Kennedy further stressed that he would like to understand whether users' data is being used to manipulate their perspective, specifically, "what extent if any are those of us on Facebook seeing a reality that's contrived by Facebook and its algorithms—to what extent are we Truman in 'The Truman Show?'"

Although it is not fully clear how Facebook users' data was repurposed by Cambridge Analytica, the potential uses of personal digital information are vast, lucrative and a concern for privacy advocates.

"The problem is, the data that Facebook has is very, very valuable, and yet the protections they have in place don't match the value of what they're trying to protect," explained Jay Stanley, senior policy analyst with the ACLU's Speech Privacy and Technology Project.

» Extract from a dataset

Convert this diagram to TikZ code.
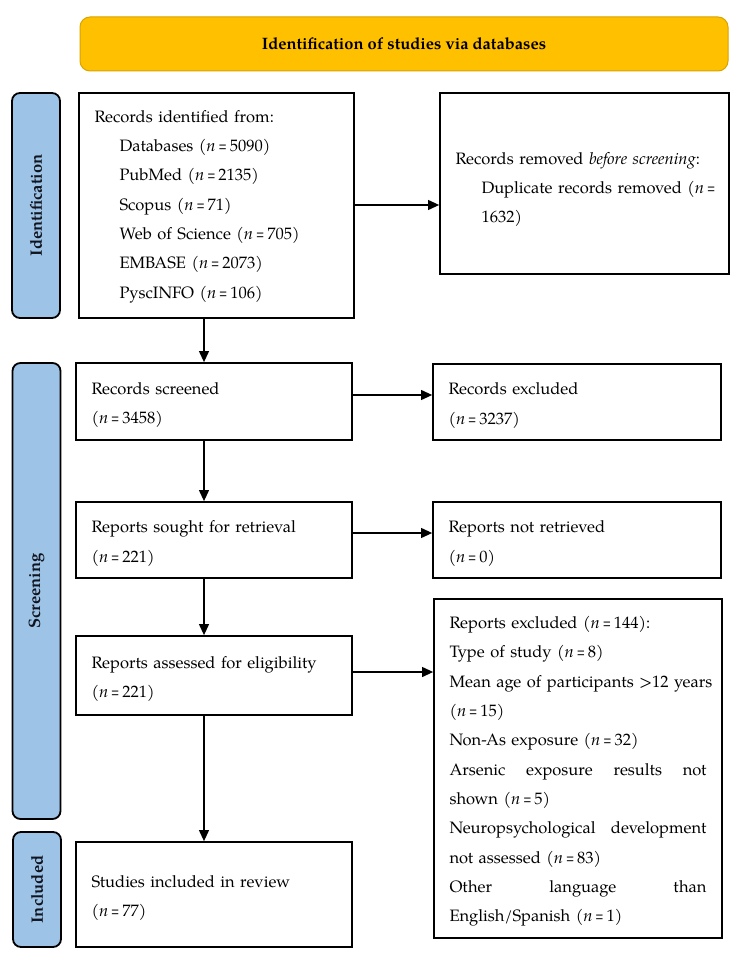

The company also has a greater incentive to sell and share data than keep it under lock and key. That is why Facebook has resisted calls in the past to strengthen privacy protections and limit sharing users' data, Stanley noted. For that reason, the privacy breach that took place with Cambridge Analytica was "inevitable," he added.

"At the end of the day, what is needed are some good privacy rules in place," Stanley stressed, pointing to the European Union's guidelines regulating how citizens' information is collected, stored and shared by private companies.

The issue of how and whether user information is protected is increasingly important in an era of big data and psychographics. Research has already demonstrated how, with the help of machine learning and artificial intelligence, it is possible to learn a shocking amount about a person based on only a limited amount of data.

In 2015, researchers at Cambridge and Stanford University reached the conclusion that your computer knows more about you than your closest friends. The study found that a computer, using digital footprints, made more accurate and valid judgments about people's personalities than those made by friends, family, spouses or colleagues.

There is still some skepticism about how effectively that information can be used to influence human behavior, it has obviously piqued the interest of everyone from advertisers and politicians to military strategists and financiers.